** EXERCISE DESCRIPTION **
Your task is to repeat the lines from the line with "Emit a Python" to the line with "plt.rcParams['font.family'] = ['Liberation", both ends included, and nothing else. Pictures stay out of the copy.

** DATA SUPPLIED **
--------------------------------------------------

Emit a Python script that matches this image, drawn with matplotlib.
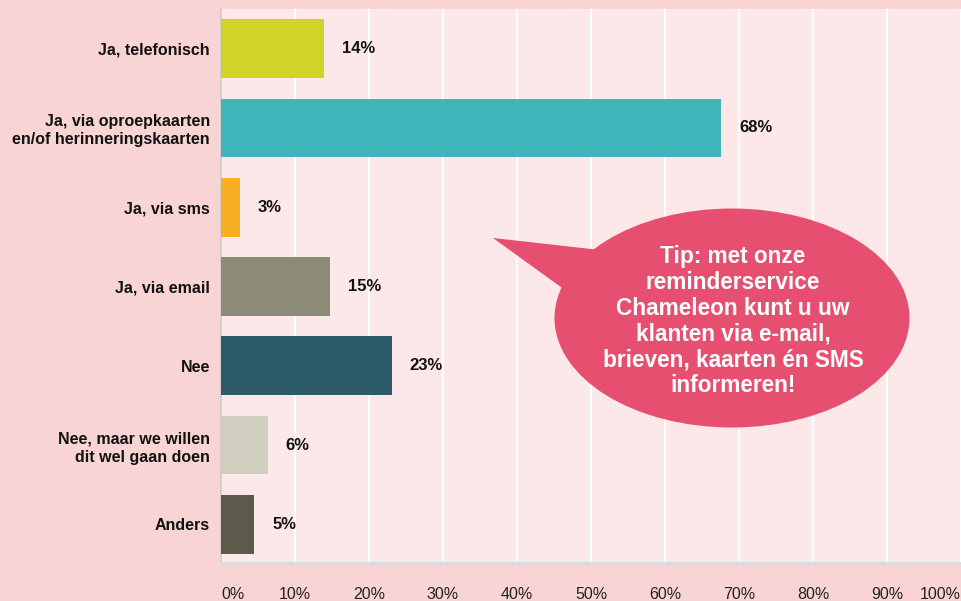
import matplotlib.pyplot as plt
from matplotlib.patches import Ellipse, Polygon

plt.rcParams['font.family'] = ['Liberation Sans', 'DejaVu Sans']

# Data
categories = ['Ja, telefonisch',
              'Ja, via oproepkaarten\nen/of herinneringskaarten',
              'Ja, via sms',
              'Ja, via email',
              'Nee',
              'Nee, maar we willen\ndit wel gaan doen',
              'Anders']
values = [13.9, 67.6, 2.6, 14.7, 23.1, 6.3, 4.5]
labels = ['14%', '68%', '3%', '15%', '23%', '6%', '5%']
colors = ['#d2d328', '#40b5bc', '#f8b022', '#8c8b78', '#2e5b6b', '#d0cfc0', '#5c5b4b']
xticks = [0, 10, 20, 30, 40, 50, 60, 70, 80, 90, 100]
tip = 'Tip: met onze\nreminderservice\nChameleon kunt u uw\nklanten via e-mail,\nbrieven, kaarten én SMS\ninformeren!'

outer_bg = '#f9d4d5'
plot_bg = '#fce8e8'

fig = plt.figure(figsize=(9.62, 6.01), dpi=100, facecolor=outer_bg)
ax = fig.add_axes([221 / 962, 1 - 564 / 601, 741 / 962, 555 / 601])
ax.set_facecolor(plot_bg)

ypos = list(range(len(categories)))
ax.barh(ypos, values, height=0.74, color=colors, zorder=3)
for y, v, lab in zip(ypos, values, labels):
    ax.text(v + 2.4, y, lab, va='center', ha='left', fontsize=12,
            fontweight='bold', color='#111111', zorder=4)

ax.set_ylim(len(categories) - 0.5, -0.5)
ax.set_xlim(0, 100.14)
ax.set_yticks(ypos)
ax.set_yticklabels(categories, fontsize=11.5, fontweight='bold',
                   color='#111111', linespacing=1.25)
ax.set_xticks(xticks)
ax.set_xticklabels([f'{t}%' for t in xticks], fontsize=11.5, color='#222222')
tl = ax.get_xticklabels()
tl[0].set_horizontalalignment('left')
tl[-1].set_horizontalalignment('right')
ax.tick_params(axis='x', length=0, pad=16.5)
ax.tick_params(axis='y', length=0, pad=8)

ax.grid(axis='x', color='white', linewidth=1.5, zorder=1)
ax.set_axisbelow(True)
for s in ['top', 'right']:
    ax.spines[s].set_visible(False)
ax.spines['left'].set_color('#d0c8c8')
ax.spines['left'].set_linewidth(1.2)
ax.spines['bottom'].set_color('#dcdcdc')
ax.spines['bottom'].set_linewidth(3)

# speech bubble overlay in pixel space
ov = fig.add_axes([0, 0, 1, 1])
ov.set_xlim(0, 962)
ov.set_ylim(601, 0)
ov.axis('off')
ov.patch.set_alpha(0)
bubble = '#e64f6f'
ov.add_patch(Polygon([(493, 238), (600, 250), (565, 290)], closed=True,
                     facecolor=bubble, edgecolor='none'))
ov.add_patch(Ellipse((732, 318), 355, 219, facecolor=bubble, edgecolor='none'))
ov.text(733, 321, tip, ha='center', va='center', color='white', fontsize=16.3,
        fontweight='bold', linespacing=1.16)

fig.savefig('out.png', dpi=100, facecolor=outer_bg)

--------------------------------------------------

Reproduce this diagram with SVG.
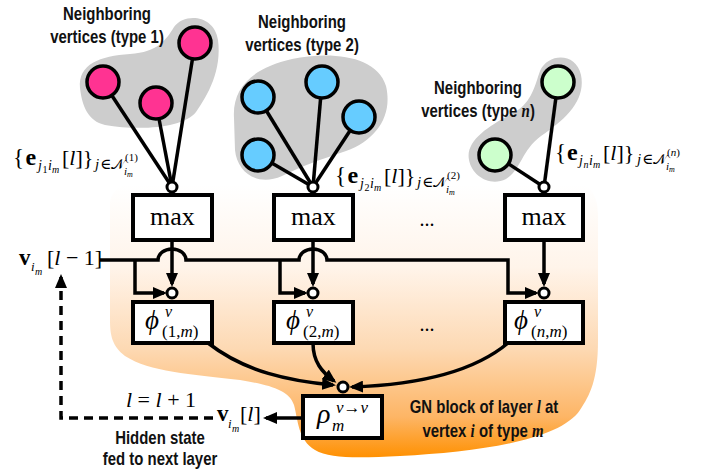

--------------------------------------------------

** ANSWER FOR THE TASK **
Emit a Python script that matches this image, drawn with matplotlib.
import matplotlib.pyplot as plt
from matplotlib.patches import Ellipse, Polygon

plt.rcParams['font.family'] = ['Liberation Sans', 'DejaVu Sans']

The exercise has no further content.